The Bhagavad Gita discusses the modern (Western) management concepts of vision, leadership, motivation, excellence in work, achieving goals, giving work meaning, decision making, and planning. There is one significant difference. While Western management thought frequently addresses issues at the material, external, and peripheral levels, the Bhagavad Gita addresses issues at the grass roots level of human thinking. When man’s basic thinking is improved, the quality of his actions and their outcomes improves automatically.
The Western management philosophy is based on the allure of materialism and a perpetual thirst for profit, regardless of the quality of the means used to achieve that goal. This phenomenon stems from the West’s abundant wealth, and as a result,’management by materialism’ has piqued the interest of all countries around the world, including India. My country, India, has been at the forefront of importing these ideas, owing to centuries of indoctrination by colonial rulers, who instilled in us the belief that anything Western is superior and anything Bharatiya is inferior.
As a result, despite large sums of money being invested in the construction of temples of modern management education, no discernible changes in the general quality of life are visible, despite the fact that the living standards of a few have risen. The same old struggles in almost every sector of the economy, criminalization of institutions, social violence, exploitation, and other vices are visible deep within society.
The first management science lesson is to choose wisely and make the best use of scarce resources.
In Mahabharata, Duryodhana chose Sri Krishna’s large army for assistance during the curtain raiser before the Mahabharata War, while Arjuna chose Sri Krishna’s wisdom for assistance. This episode reveals something about the nature of an effective manager: the former chose numbers, while the latter chose wisdom.
Arjuna’s despondency in the first chapter of the Gita is understandable.

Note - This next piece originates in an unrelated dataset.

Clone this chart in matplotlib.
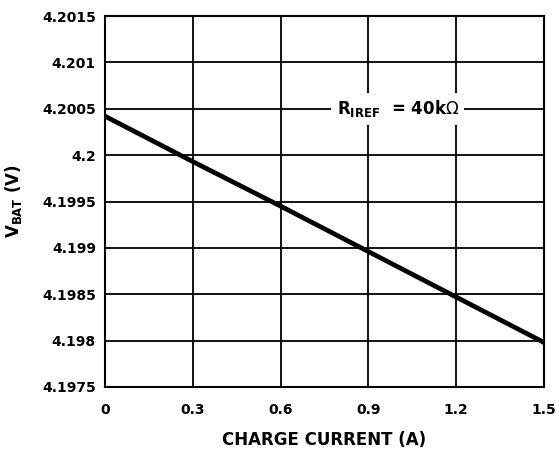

Sri Krishna transforms Arjuna’s mind from one of inertia to one of righteous action, from a state of what French philosophers call “anomie” or even alienation to one of self confidence in the ultimate victory of “dharma” (ethical action.)
When Arjuna recovered from his depression and prepared to fight, Sri Krishna reminded him that his newfound spirit of intense action was not for his own benefit, not for satisfying his own greed and desire, but for the good of many, with faith in the ultimate victory of ethics over unethical actions and truth over untruth.

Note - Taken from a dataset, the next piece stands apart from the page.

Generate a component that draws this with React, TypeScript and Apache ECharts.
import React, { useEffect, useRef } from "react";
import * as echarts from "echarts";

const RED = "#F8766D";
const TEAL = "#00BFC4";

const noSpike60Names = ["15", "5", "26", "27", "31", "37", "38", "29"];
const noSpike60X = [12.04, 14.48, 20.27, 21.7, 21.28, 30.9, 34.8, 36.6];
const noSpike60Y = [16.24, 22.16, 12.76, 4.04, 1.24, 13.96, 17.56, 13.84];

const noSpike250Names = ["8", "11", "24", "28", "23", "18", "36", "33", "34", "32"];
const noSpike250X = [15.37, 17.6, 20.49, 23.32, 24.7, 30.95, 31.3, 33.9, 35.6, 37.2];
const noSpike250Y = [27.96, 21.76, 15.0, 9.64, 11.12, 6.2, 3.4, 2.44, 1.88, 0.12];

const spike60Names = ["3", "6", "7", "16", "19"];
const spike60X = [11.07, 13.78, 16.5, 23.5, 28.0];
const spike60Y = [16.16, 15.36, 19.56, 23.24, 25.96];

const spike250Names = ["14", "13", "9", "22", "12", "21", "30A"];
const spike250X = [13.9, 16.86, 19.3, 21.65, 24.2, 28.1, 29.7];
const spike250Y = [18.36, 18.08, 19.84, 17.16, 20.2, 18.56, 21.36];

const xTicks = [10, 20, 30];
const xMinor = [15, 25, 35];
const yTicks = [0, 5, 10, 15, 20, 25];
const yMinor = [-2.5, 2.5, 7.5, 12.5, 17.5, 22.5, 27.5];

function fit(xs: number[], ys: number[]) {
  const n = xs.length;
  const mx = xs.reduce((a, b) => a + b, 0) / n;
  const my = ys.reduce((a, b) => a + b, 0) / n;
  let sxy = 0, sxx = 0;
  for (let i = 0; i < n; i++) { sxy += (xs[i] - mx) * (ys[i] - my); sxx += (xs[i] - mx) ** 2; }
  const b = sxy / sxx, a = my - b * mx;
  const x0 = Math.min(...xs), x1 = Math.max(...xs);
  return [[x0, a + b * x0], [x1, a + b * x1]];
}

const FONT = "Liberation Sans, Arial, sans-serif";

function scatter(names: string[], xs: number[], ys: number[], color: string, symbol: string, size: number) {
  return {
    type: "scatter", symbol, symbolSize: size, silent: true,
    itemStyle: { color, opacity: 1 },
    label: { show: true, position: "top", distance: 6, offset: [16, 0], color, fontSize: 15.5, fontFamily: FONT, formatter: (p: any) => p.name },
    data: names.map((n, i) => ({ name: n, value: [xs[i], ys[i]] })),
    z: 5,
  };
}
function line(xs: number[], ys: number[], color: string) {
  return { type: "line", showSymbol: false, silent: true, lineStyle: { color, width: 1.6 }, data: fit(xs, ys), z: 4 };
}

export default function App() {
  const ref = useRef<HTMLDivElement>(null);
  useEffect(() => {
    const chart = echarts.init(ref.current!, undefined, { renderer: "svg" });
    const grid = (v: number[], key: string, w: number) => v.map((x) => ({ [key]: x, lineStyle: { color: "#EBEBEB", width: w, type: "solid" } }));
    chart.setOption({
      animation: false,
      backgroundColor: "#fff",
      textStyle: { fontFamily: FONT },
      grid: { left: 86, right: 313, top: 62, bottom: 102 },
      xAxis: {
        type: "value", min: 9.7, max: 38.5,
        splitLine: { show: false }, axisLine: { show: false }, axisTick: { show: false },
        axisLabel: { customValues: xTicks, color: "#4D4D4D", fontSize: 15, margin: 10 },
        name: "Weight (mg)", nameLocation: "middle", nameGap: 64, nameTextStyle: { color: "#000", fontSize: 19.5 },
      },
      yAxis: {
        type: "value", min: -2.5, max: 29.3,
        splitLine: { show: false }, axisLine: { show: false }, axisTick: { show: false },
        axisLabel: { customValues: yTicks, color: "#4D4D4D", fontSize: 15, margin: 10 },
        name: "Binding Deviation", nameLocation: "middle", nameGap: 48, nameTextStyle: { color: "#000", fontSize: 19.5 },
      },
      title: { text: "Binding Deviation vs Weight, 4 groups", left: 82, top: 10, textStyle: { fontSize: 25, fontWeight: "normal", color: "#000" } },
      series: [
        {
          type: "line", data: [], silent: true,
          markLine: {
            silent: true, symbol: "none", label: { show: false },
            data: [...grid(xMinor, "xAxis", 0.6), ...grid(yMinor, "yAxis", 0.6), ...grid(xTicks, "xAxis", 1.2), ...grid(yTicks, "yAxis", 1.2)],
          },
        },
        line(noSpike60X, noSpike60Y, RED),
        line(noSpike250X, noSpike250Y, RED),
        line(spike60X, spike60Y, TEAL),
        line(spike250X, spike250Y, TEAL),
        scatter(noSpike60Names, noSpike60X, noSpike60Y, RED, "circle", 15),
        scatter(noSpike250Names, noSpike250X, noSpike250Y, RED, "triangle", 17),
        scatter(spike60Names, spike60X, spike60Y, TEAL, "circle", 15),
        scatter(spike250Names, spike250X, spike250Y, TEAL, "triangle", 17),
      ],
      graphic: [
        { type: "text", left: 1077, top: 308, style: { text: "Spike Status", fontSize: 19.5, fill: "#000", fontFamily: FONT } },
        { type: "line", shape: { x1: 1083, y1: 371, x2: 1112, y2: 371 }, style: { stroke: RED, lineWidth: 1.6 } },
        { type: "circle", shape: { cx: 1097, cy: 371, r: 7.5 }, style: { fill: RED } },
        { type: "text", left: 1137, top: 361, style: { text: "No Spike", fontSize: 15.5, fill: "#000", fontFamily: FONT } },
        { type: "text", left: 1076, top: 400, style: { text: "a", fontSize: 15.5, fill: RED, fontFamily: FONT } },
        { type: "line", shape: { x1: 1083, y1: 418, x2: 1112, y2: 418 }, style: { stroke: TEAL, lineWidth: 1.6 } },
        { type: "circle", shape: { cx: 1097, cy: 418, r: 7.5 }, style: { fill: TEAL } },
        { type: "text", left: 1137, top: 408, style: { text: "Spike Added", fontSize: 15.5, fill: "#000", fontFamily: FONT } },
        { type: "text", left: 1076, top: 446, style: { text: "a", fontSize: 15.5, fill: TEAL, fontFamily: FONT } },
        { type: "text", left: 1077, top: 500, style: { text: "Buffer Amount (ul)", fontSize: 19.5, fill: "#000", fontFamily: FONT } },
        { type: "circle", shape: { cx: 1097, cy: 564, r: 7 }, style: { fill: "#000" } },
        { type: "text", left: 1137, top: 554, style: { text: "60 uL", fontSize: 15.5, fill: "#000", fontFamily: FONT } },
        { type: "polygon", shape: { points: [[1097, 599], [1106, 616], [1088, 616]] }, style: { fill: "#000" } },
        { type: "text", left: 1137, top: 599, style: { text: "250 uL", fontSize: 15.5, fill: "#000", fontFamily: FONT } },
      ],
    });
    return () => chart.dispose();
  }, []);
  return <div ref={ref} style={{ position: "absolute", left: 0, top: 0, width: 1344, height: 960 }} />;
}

The everlasting nature of the soul is one of the fundamental concepts articulated by Krishna in the Bhagavad-Gita. Even in modern management literature, the concept of a soul is gaining traction. Stephen Covey encourages professionals to listen to their “inner voice” in “The 8th Habit.” He refers to the four dimensions of a person when proposing the whole person paradigm: spirit, body, heart, and mind.
Shri Krishna mentions two types of work cultures that can be implemented in the organisation.
Daivi Sampat: This creates a divine work culture in which the Dharma is prioritised and activities are carried out in a righteous manner. It is ideal to create a divine work culture in order to achieve the aforementioned objectives. This work culture promotes self-control, fearlessness, sacrifice, directness, and transparency among peers.
Asuri Sampat: This is a demonic workplace culture characterised by egoism, personal desires, and poor performance. The lack of Dharma in such a work culture makes it difficult to meet the objectives.
It is interesting to note that Kautilya, after weaving an intricate organisation, moves on to establish policies and procedures, i.e. business processes. Arthashashtra has detailed policies for society, individual industries, labour and employment, natural disasters, and vice control. At this point, he demonstrates the breadth of his knowledge of the key component of effective and efficient business process implementation, namely the human aspect of management.
He observes that the State is a social organisation with an economic goal. Again, Peter Drucker and Kautilya are in sync here, as Drucker defines an organisation as having a “social dimension as well as an economic objective.” At this point, Kautilya reminds his Swamy that a thorough understanding of complex human nature is required for the State machinery to function effectively, efficiently, and honestly. He warns of two undesirable human nature attitudes to be on the lookout for and avoid: Pramada, which means excess, and Alasya, which means inactivity. According to Kautilya, this is where leadership is important.
Arthashstra, a work written in the fourth century before Christ, has remained relevant even after 24 centuries. Arthashastra is evidence of Bharat’s intellectual capital in its glorious past. We have the past’s tradition. We require the mindset to resurrect and recreate intellectual capital for the future.
A thorough examination of our ancient Indian scripture, which includes the Vedas, Upanishads, Bhagavad Gita, Ramayana, and Mahabharata in addition to Arthashashtra, reveals a veritable treasure trove. This treasure contains the best guidelines for how man is expected to behave toward his family, society, and colleagues.
Hindu texts are a body of knowledge that assists individuals in comprehending the divine nature of the “ultimate truth” and in charting a personal path to self-realization. They are entirely spiritual knowledge that explains spiritual concepts through many analogies from the temporal universe and nature around us.
The Bharatiya scriptures contain a wealth of knowledge in the fields of science, spirituality, psychology, and management. A single person’s well-being and actions can have an impact on the outcome of an entire organisation.
The path to self-realisation is a “quest” that includes “practises” that systematically strengthen the mind, shape character, and shape behaviour so that humans can make their own decisions about how to live happy, productive lives, whatever “daily life tasks” that may entail.